As I drove down our winding country road this weekend, I happened to look over at one of my favorite scenes. Our farmer neighbor, Sam, plants his corn in alternating arcs of corn and grass that follow the concave sweep of the hillside. Filling in the acres next to the field is a stand of hardwoods, carefully managed by another neighbor. It takes my breath away at various times of the year; the color, the curve, a seemingly perfect symbiosis of nature and man’s attendant touch. As I drove past and glanced at the swaths of cornstalk remnants, I saw the hand of nature once again working in harmony with man’s pursuit. A flock of Canada geese, two hundred, maybe more, had stopped for a respite and a meal. They would clean the field of fallen kernels before continuing their flight south. On another day, when my thoughts were on doing, rather than creating, I might have seen the geese, smiled and looked at the clock on my dash. Instead, I stopped the car, got out, and sat in the field to watch, knowing that the scene will be repeated in my writing, somewhere, sometime ( maybe this is it). As I listened to the soft honks warning of my presence among them, it occurred to me how often I am inspired to write by what I see, but, also, how I am inspired to see because I write. And how, when the cycle engages itself, it is incredibly satisfying .

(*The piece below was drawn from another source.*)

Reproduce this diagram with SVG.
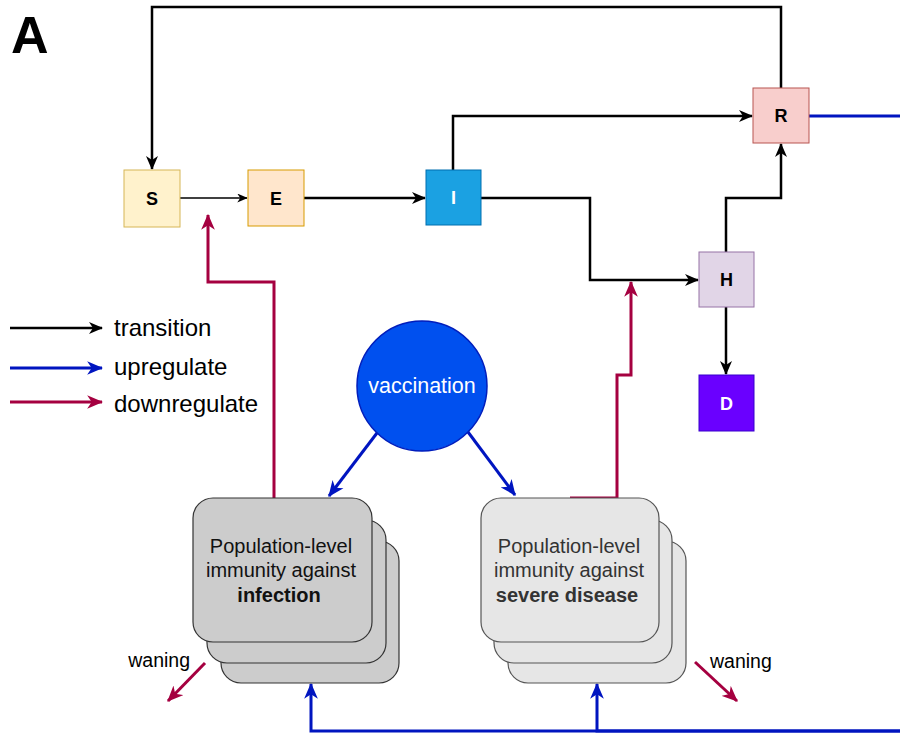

The idea for a new novel bloomed suddenly in my mind last week. I’m excited and grateful. It has awakened me. For months I’ve been laboring over, and worrying about, a new ending for an old novel. When I finally completed it, the relief was tremendous. I can now move on. Not only is it exciting contemplating the journey of a new story, it’s also exciting because I know that I will be seeing, hearing, feeling more intently. The whole creative process will awaken me, connect me to my world, and make me more cognizant.
Today is rainy grey, the perfect inspiration for a new first paragraph. I’m going for a walk in the woods, but not before I light the logs in the fireplace and slip a tray of slivered acorn squash into the oven. When I return, I’ll settle in front of the fire with my computer and a plate of the salty-sweet squash, and begin to create the world of a young boy named Ansel . Hopefully, I will bring to life a world as lush with color, aroma, and texture as my own world is now.
Roasted Slivered Acorn Squash
Use any type of squash. My favorite is acorn, however butternut also works well.
Wash the squash well, as you will eat the skin. Cut the squash in half (this is the hardest part) and scoop out the seeds.
Lay the cut side down against a cutting surface and slice into ¾ inch pieces.
Put slices in a large bowl and toss with olive oil. Then lay them side by side on a cookie sheet.
Sprinkle each piece with a little sea salt, a little brown sugar, and, if you like, a green herb such as thyme or rosemary (my favorite).Roast at 425 for 30 to 40 minutes, until they look slightly caramelized. Slip off tray with a spatula and eat. Yum.